## MATERIALS PROVIDED
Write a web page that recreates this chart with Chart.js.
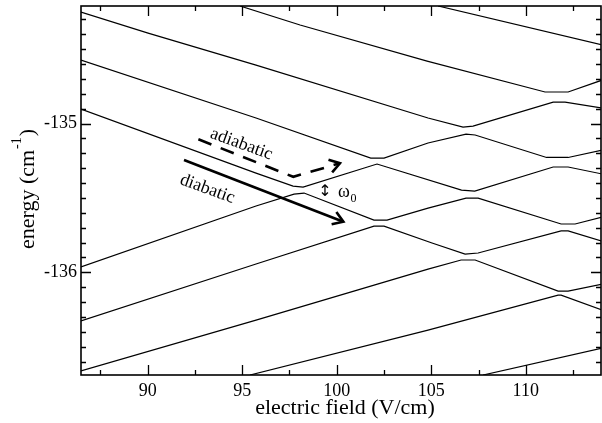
<!DOCTYPE html>
<html><head><meta charset="utf-8">
<script src="https://cdn.jsdelivr.net/npm/chart.js@4.4.0/dist/chart.umd.min.js"></script>
<style>html,body{margin:0;padding:0;background:#fff;}canvas{display:block}</style>
</head><body>
<canvas id="c" width="602" height="423"></canvas>
<script>
// ---- axes ----
const xTicks = [90, 95, 100, 105, 110];
const yTicks = [-136, -135];
const xMinorStep = 2.5, yMinorStep = 0.1;
const xRange = [86.47, 113.98];
const yRange = [-136.69, -134.21];
const xTitle = 'electric field (V/cm)';
const yTitleMain = 'energy (cm', yTitleSup = '-1', yTitleEnd = ')';

// ---- adiabatic energy curves ----
const c0x = [105.36, 114.04];
const c0y = [-134.210, -134.472];
const c1x = [94.88, 98.06, 104.78, 111.02, 112.24, 114.04];
const c1y = [-134.210, -134.338, -134.580, -134.788, -134.788, -134.708];
const c2x = [86.47, 90.02, 95.73, 104.83, 106.68, 107.21, 111.45, 112.08, 114.04];
const c2y = [-134.251, -134.392, -134.607, -134.963, -135.024, -135.017, -134.856, -134.856, -134.896];
const c3x = [86.47, 95.73, 101.80, 102.50, 104.83, 106.84, 107.32, 111.10, 112.24, 114.04];
const c3y = [-134.573, -134.963, -135.232, -135.232, -135.131, -135.071, -135.077, -135.228, -135.228, -135.178];
const c4x = [86.47, 95.73, 97.69, 98.22, 102.13, 106.60, 107.30, 111.45, 112.24, 114.04];
const c4y = [-134.903, -135.333, -135.420, -135.427, -135.272, -135.447, -135.454, -135.292, -135.292, -135.339];
const c5x = [86.47, 95.73, 97.74, 98.27, 101.97, 102.66, 104.83, 106.84, 107.48, 111.87, 112.61, 114.04];
const c5y = [-135.964, -135.554, -135.474, -135.467, -135.649, -135.649, -135.568, -135.501, -135.501, -135.675, -135.675, -135.628];
const c6x = [86.47, 95.73, 101.97, 102.50, 105.04, 106.79, 107.48, 111.87, 112.24, 114.04];
const c6y = [-136.327, -135.944, -135.689, -135.689, -135.803, -135.877, -135.870, -135.722, -135.722, -135.790];
const c7x = [86.47, 95.73, 104.83, 106.58, 107.32, 111.71, 112.24, 114.04];
const c7y = [-136.663, -136.321, -135.978, -135.917, -135.917, -136.126, -136.126, -136.079];
const c8x = [95.41, 104.83, 111.71, 111.87, 114.04];
const c8y = [-136.690, -136.388, -136.153, -136.153, -136.253];
const c9x = [107.74, 114.04];
const c9y = [-136.690, -136.509];
const curveX = [c0x, c1x, c2x, c3x, c4x, c5x, c6x, c7x, c8x, c9x];
const curveY = [c0y, c1y, c2y, c3y, c4y, c5y, c6y, c7y, c8y, c9y];

// ---- annotations (data coordinates) ----
const adiabaticArrowX = [92.68, 97.70, 100.17];
const adiabaticArrowY = [-135.106, -135.358, -135.267];
const diabaticArrowX = [91.92, 100.35];
const diabaticArrowY = [-135.245, -135.660];
const labelTexts = ['adiabatic', 'diabatic'];
const labelX = [94.96, 93.15];
const labelY = [-135.138, -135.440];
const gapMark = '\u2195', gapMarkX = 99.38, gapMarkY = -135.460;
const omegaText = '\u03C9', omegaSub = '0', omegaX = 100.07, omegaY = -135.494;

const SERIF = '"Liberation Serif", "Times New Roman", serif';

const datasets = curveX.map((xs, i) => ({
  data: xs.map((v, j) => ({x: v, y: curveY[i][j]})),
  showLine: true, borderColor: '#000', borderWidth: 1.2,
  pointRadius: 0, fill: false, tension: 0, clip: 0
}));

function arrowHead(ctx, from, to, len, ang) {
  const a = Math.atan2(to[1] - from[1], to[0] - from[0]);
  ctx.beginPath();
  ctx.moveTo(to[0] - len * Math.cos(a - ang), to[1] - len * Math.sin(a - ang));
  ctx.lineTo(to[0], to[1]);
  ctx.lineTo(to[0] - len * Math.cos(a + ang), to[1] - len * Math.sin(a + ang));
  ctx.stroke();
}

const deco = {
  id: 'deco',
  afterDatasetsDraw(chart) {
    const {ctx, scales: {x, y}} = chart;
    const P = (a, b) => [x.getPixelForValue(a), y.getPixelForValue(b)];
    ctx.save();
    ctx.strokeStyle = '#000'; ctx.fillStyle = '#000';
    ctx.lineWidth = 2.6; ctx.lineCap = 'butt'; ctx.lineJoin = 'miter';
    // dashed adiabatic arrow
    const ap = adiabaticArrowX.map((v, i) => P(v, adiabaticArrowY[i]));
    ctx.setLineDash([14, 10]);
    ctx.beginPath(); ctx.moveTo(ap[0][0], ap[0][1]);
    for (let i = 1; i < ap.length; i++) ctx.lineTo(ap[i][0], ap[i][1]);
    ctx.stroke();
    ctx.setLineDash([]);
    arrowHead(ctx, ap[ap.length - 2], ap[ap.length - 1], 12, 0.58);
    // solid diabatic arrow
    const dp = diabaticArrowX.map((v, i) => P(v, diabaticArrowY[i]));
    ctx.beginPath(); ctx.moveTo(dp[0][0], dp[0][1]); ctx.lineTo(dp[1][0], dp[1][1]); ctx.stroke();
    arrowHead(ctx, dp[0], dp[1], 12, 0.58);
    // rotated labels
    ctx.font = '18px ' + SERIF;
    ctx.textAlign = 'center'; ctx.textBaseline = 'middle';
    labelTexts.forEach((t, i) => {
      const p = P(labelX[i], labelY[i]);
      ctx.save(); ctx.translate(p[0], p[1]); ctx.rotate(20 * Math.PI / 180);
      ctx.fillText(t, 0, 0); ctx.restore();
    });
    // gap marker and omega_0
    const g = P(gapMarkX, gapMarkY);
    ctx.font = '16px "DejaVu Sans", sans-serif';
    ctx.fillText(gapMark, g[0], g[1]);
    const o = P(omegaX, omegaY);
    ctx.textAlign = 'left'; ctx.textBaseline = 'alphabetic';
    ctx.font = '18px ' + SERIF;
    ctx.fillText(omegaText, o[0], o[1]);
    const ow = ctx.measureText(omegaText).width;
    ctx.font = '12px ' + SERIF;
    ctx.fillText(omegaSub, o[0] + ow + 0.5, o[1] + 5);
    ctx.restore();
  },
  afterDraw(chart) {
    const {ctx, chartArea: ca, scales: {x, y}} = chart;
    ctx.save();
    ctx.strokeStyle = '#000';
    ctx.lineWidth = 1.3;
    // inward ticks
    ctx.beginPath();
    for (let k = Math.ceil(xRange[0] / xMinorStep); k * xMinorStep <= xRange[1]; k++) {
      const v = k * xMinorStep;
      const major = xTicks.includes(v);
      const L = major ? 10 : 5;
      const px = Math.round(x.getPixelForValue(v)) + 0.5;
      ctx.moveTo(px, ca.bottom); ctx.lineTo(px, ca.bottom - L);
      ctx.moveTo(px, ca.top); ctx.lineTo(px, ca.top + L);
    }
    for (let k = Math.ceil(yRange[0] / yMinorStep - 1e-6); k * yMinorStep <= yRange[1]; k++) {
      const v = Math.round(k * yMinorStep * 10) / 10;
      const major = yTicks.includes(v);
      const L = major ? 10 : 5;
      const py = Math.round(y.getPixelForValue(v)) + 0.5;
      ctx.moveTo(ca.left, py); ctx.lineTo(ca.left + L, py);
      ctx.moveTo(ca.right, py); ctx.lineTo(ca.right - L, py);
    }
    ctx.stroke();
    // frame
    ctx.lineWidth = 1.6;
    ctx.strokeRect(ca.left, ca.top, ca.right - ca.left, ca.bottom - ca.top);
    // axis titles
    ctx.fillStyle = '#000';
    ctx.font = '22px ' + SERIF;
    ctx.textAlign = 'center'; ctx.textBaseline = 'alphabetic';
    ctx.fillText(xTitle, 345, 414);
    // y title with superscript
    ctx.save();
    ctx.translate(34, 189); ctx.rotate(-Math.PI / 2);
    ctx.textAlign = 'left';
    ctx.font = '22px ' + SERIF;
    const w1 = ctx.measureText(yTitleMain).width;
    const w3 = ctx.measureText(yTitleEnd).width;
    ctx.font = '14px ' + SERIF;
    const w2 = ctx.measureText(yTitleSup).width;
    const total = w1 + w2 + w3 + 2;
    let sx = -total / 2;
    ctx.font = '22px ' + SERIF;
    ctx.fillText(yTitleMain, sx, 0);
    ctx.font = '14px ' + SERIF;
    ctx.fillText(yTitleSup, sx + w1 + 1, -13);
    ctx.font = '22px ' + SERIF;
    ctx.fillText(yTitleEnd, sx + w1 + w2 + 2, 0);
    ctx.restore();
    ctx.restore();
  }
};

const zeroPad = s => { s.paddingTop = 0; s.paddingBottom = 0; s.paddingLeft = 0; s.paddingRight = 0; };

new Chart(document.getElementById('c').getContext('2d'), {
  type: 'scatter',
  data: {datasets},
  options: {
    responsive: false, animation: false, devicePixelRatio: 1,
    layout: {padding: {left: 0, top: 6, right: 1, bottom: 0}},
    plugins: {legend: {display: false}, tooltip: {enabled: false}},
    scales: {
      x: {
        type: 'linear', min: xRange[0], max: xRange[1],
        afterBuildTicks: s => { s.ticks = xTicks.map(v => ({value: v})); },
        afterFit: s => { s.height = 48; zeroPad(s); },
        grid: {display: false, drawTicks: false}, border: {display: false},
        ticks: {padding: 5, color: '#000', autoSkip: false, maxRotation: 0,
                font: {family: SERIF, size: 18}}
      },
      y: {
        type: 'linear', min: yRange[0], max: yRange[1],
        afterBuildTicks: s => { s.ticks = yTicks.map(v => ({value: v})); },
        afterFit: s => { s.width = 81; zeroPad(s); },
        grid: {display: false, drawTicks: false}, border: {display: false},
        ticks: {padding: 4, color: '#000', autoSkip: false,
                font: {family: SERIF, size: 18}}
      }
    }
  },
  plugins: [deco]
});
</script>
</body></html>
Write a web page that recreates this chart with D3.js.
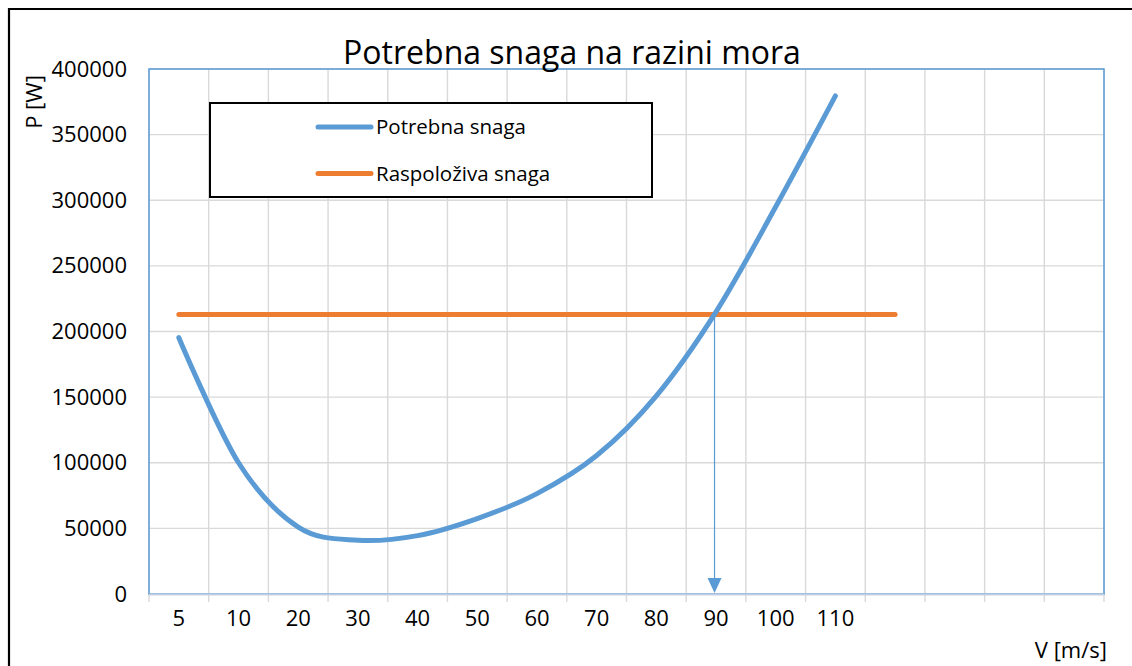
<!DOCTYPE html>
<html>
<head>
<meta charset="utf-8">
<script src="https://cdn.jsdelivr.net/npm/d3@7"></script>
<style>
  body { margin: 0; background: #fff; }
  svg { display: block; font-family: "Open Sans", sans-serif; }
</style>
</head>
<body>
<svg id="chart"></svg>
<script>
const categories = ["5", "10", "20", "30", "40", "50", "60", "70", "80", "90", "100", "110", "", "", "", ""];
const potrebnaSnaga = [195300, 100000, 51000, 41000, 44500, 57500, 76500, 105500, 151000, 215000, 295000, 379500];
const raspolozivaSnaga = [213000, 213000, 213000, 213000, 213000, 213000, 213000, 213000, 213000, 213000, 213000, 213000, 213000];
const yTicks = [0, 50000, 100000, 150000, 200000, 250000, 300000, 350000, 400000];
const arrowCategory = "90";

const width = 1132;
const height = 666;
const blue = "#5B9BD5";
const orange = "#ED7D31";
const grid = "#D9D9D9";

const plot = { left: 149, right: 1104, top: 69, bottom: 594 };

const svg = d3.select("#chart")
  .attr("width", width)
  .attr("height", height);

const x = d3.scaleBand()
  .domain(d3.range(categories.length))
  .range([plot.left, plot.right]);

const y = d3.scaleLinear()
  .domain([0, 400000])
  .range([plot.bottom, plot.top]);

const cx = (i) => x(i) + x.bandwidth() / 2;

// outer chart border (cut by the picture on the right and bottom)
svg.append("path")
  .attr("d", `M9,${height + 5} L9,9 L${width + 5},9`)
  .attr("fill", "none")
  .attr("stroke", "#000")
  .attr("stroke-width", 2.2);

// horizontal gridlines
svg.append("g")
  .selectAll("line")
  .data(yTicks)
  .join("line")
  .attr("x1", plot.left)
  .attr("x2", plot.right)
  .attr("y1", (d) => y(d))
  .attr("y2", (d) => y(d))
  .attr("stroke", grid)
  .attr("stroke-width", 1.4);

// vertical gridlines + tick marks on band edges
const edges = d3.range(categories.length + 1).map((i) => plot.left + i * x.step());
svg.append("g")
  .selectAll("line")
  .data(edges)
  .join("line")
  .attr("x1", (d) => d)
  .attr("x2", (d) => d)
  .attr("y1", plot.top)
  .attr("y2", plot.bottom + 8)
  .attr("stroke", grid)
  .attr("stroke-width", 1.4);

// plot area border
svg.append("rect")
  .attr("x", plot.left)
  .attr("y", plot.top)
  .attr("width", plot.right - plot.left)
  .attr("height", plot.bottom - plot.top)
  .attr("fill", "none")
  .attr("stroke", blue)
  .attr("stroke-width", 1.5);

svg.append("line")
  .attr("x1", plot.left)
  .attr("x2", plot.right)
  .attr("y1", plot.bottom + 0.5)
  .attr("y2", plot.bottom + 0.5)
  .attr("stroke", "#C3D0E4")
  .attr("stroke-width", 2);

// y axis labels
const yAxis = d3.axisLeft(y)
  .tickValues(yTicks)
  .tickFormat(d3.format("d"))
  .tickSize(0)
  .tickPadding(0);

const yG = svg.append("g")
  .attr("transform", `translate(${plot.left - 22},0)`)
  .call(yAxis);
yG.select(".domain").remove();
yG.selectAll("text")
  .attr("font-family", "Open Sans")
  .attr("font-size", 22)
  .attr("fill", "#000");

// x axis labels
const xAxis = d3.axisBottom(x)
  .tickFormat((i) => categories[i])
  .tickSize(0)
  .tickPadding(0);

const xG = svg.append("g")
  .attr("transform", `translate(0,${plot.bottom + 16})`)
  .call(xAxis);
xG.select(".domain").remove();
xG.selectAll("text")
  .attr("font-family", "Open Sans")
  .attr("font-size", 22)
  .attr("fill", "#000");

// series
const line = d3.line()
  .x((d, i) => cx(i))
  .y((d) => y(d))
  .curve(d3.curveCardinal.tension(0));

svg.append("path")
  .datum(raspolozivaSnaga)
  .attr("d", line)
  .attr("fill", "none")
  .attr("stroke", orange)
  .attr("stroke-width", 5)
  .attr("stroke-linecap", "round");

svg.append("path")
  .datum(potrebnaSnaga)
  .attr("d", line)
  .attr("fill", "none")
  .attr("stroke", blue)
  .attr("stroke-width", 5)
  .attr("stroke-linecap", "round")
  .attr("stroke-linejoin", "round");

// arrow from the intersection down to the axis
const ax = cx(categories.indexOf(arrowCategory)) - 1.5;
const ay = y(raspolozivaSnaga[0]);
svg.append("line")
  .attr("x1", ax)
  .attr("x2", ax)
  .attr("y1", ay)
  .attr("y2", plot.bottom - 12)
  .attr("stroke", blue)
  .attr("stroke-width", 1.2);

svg.append("path")
  .attr("d", `M${ax - 7},${plot.bottom - 16} L${ax + 7},${plot.bottom - 16} L${ax},${plot.bottom - 1} Z`)
  .attr("fill", blue);

// title and axis titles
svg.append("text")
  .attr("x", 572)
  .attr("y", 64)
  .attr("text-anchor", "middle")
  .attr("font-size", 32)
  .attr("fill", "#000")
  .text("Potrebna snaga na razini mora");

svg.append("text")
  .attr("transform", "translate(42,102) rotate(-90)")
  .attr("text-anchor", "middle")
  .attr("font-size", 22)
  .attr("fill", "#000")
  .text("P [W]");

svg.append("text")
  .attr("x", 1107)
  .attr("y", 658)
  .attr("text-anchor", "end")
  .attr("font-size", 22)
  .attr("fill", "#000")
  .text("V [m/s]");

// legend
const legendData = [
  { label: "Potrebna snaga", color: blue },
  { label: "Raspoloživa snaga", color: orange }
];

const legend = svg.append("g");

legend.append("rect")
  .attr("x", 210)
  .attr("y", 103)
  .attr("width", 442)
  .attr("height", 94)
  .attr("fill", "#fff")
  .attr("stroke", "#000")
  .attr("stroke-width", 2);

const legendItems = legend.selectAll("g.legend-item")
  .data(legendData)
  .join("g")
  .attr("class", "legend-item")
  .attr("transform", (d, i) => `translate(0, ${127 + i * 46.6})`);

legendItems.append("line")
  .attr("x1", 318)
  .attr("x2", 371)
  .attr("stroke", (d) => d.color)
  .attr("stroke-width", 5)
  .attr("stroke-linecap", "round");

legendItems.append("text")
  .attr("x", 376)
  .attr("y", 7)
  .attr("font-size", 20.5)
  .attr("fill", "#000")
  .text((d) => d.label);
</script>
</body>
</html>
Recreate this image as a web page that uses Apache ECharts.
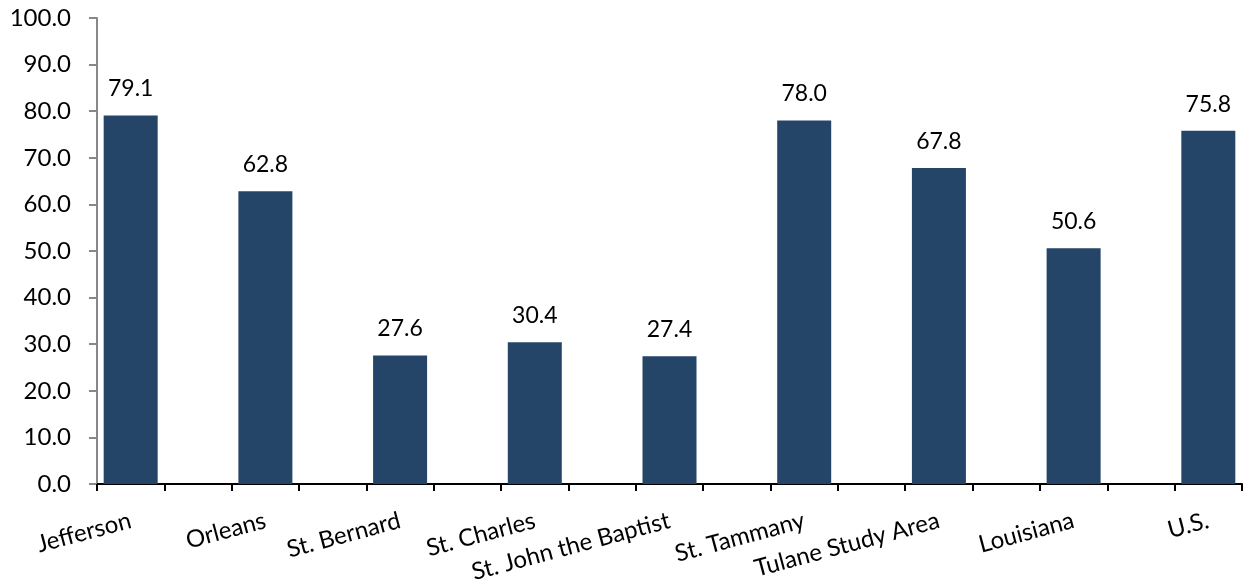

## WRITTEN INSTRUCTION
In the listing above, find each line with the word "recreates" and copy it.

## EXERCISE ANSWER
Write a web page that recreates this chart with Chart.js.
Write a web page that recreates this chart with D3.js.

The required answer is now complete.